The brunt of the sprawling storm moved into the region after midnight with heavy rain and reported wind gusts of 60 mph.
Though Irene caused less damage than expected, the storm left its mark across the region as it made its way up the East Coast.
A half-million area residents were left without power, many of them in Prince George’s County, which reported 122,500 outages. Southern Maryland also was hit hard, with officials reporting widespread power outages and fallen trees.
“St. Mary’s and Calvert counties were really hit,” said Maryland Gov. Martin O’Malley, who visited a shelter in Baltimore while Lt. Gov. Anthony G. Brown viewed the damage by helicopter. “A lot of crews are out there trying to get people electricity as soon as possible.”
Residents living downstream of a dam on the swollen St. Mary’s River were forced to evacuate, and St. Mary’s school officials canceled classes for Monday. Classes in Anne Arundel, Calvert, Charles and Prince George’s counties also have been canceled.
Anne Arundel received about 7 inches of rain and had several homes damaged by trees.
“We’re all healthy, everybody in the community is OK,” said Debbie Martinez, whose house in Annapolis was hit by a tree that crashed into her master bedroom. “Everything can be replaced as far as material things. The main thing is we’re all healthy.”

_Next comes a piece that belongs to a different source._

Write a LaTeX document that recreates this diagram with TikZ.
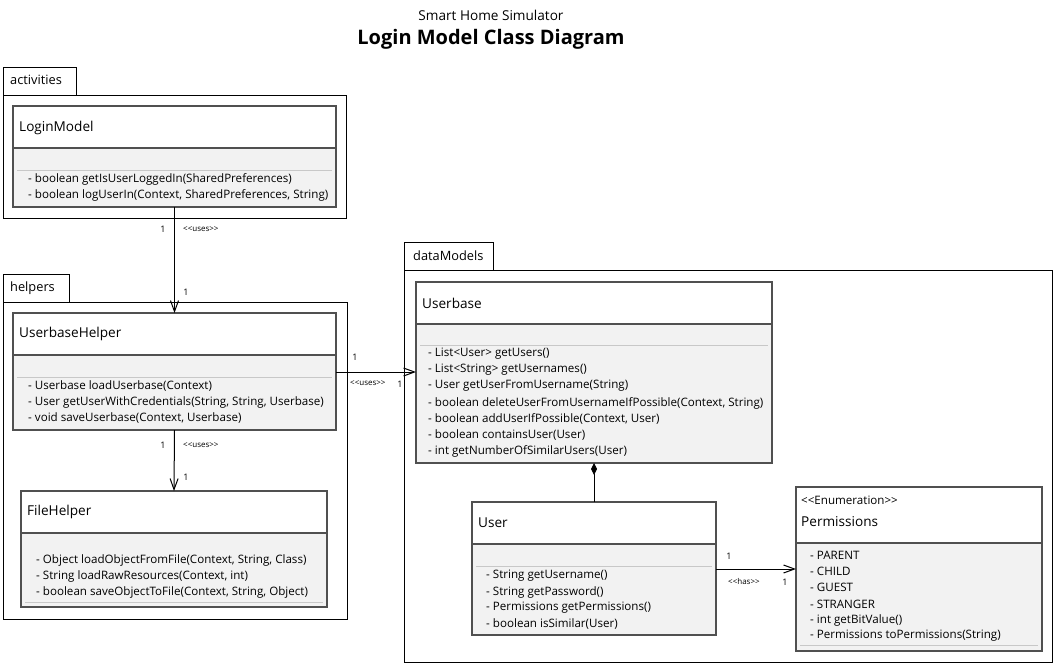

Irene made landfall Saturday morning at Cape Lookout, N.C., as a Category 1 hurricane, then moved into the mid-Atlantic before being downgraded to a tropical storm and hitting the Northeast on Sunday, killing at least 15 people in its path. Many of the victims were killed by falling trees, including an 85-year-old Maryland woman killed in Queen Anne’s County when a tree knocked a chimney through the glass roof of the sunroom where she was sitting.
“Our No. 1 message … is we are not out of the woods yet,” Homeland Security Secretary Janet A. Napolitano said Sunday morning as Irene passed through New Jersey and New York City.
“This is not over,” President Obama said late Sunday afternoon from the White House’s Rose Garden.
The big concern now is prolonged power outages and potential flooding from overflowing rivers and streams, though area officials did not expect such problems.
As many as 200 trees were down in the District, according to D.C. Homeland Security and Emergency Management. Many of them were in Northwest and fell because of the wind or rain-soaked soil giving way.
Two trees fell outside an apartment building at 39th and Edmunds streets Northwest in Glover Park.
“I don’t think any of us know what to do,” said Abby Taylor, whose apartment sustained minor damage. “I guess we are going to wait to get this taken care of.”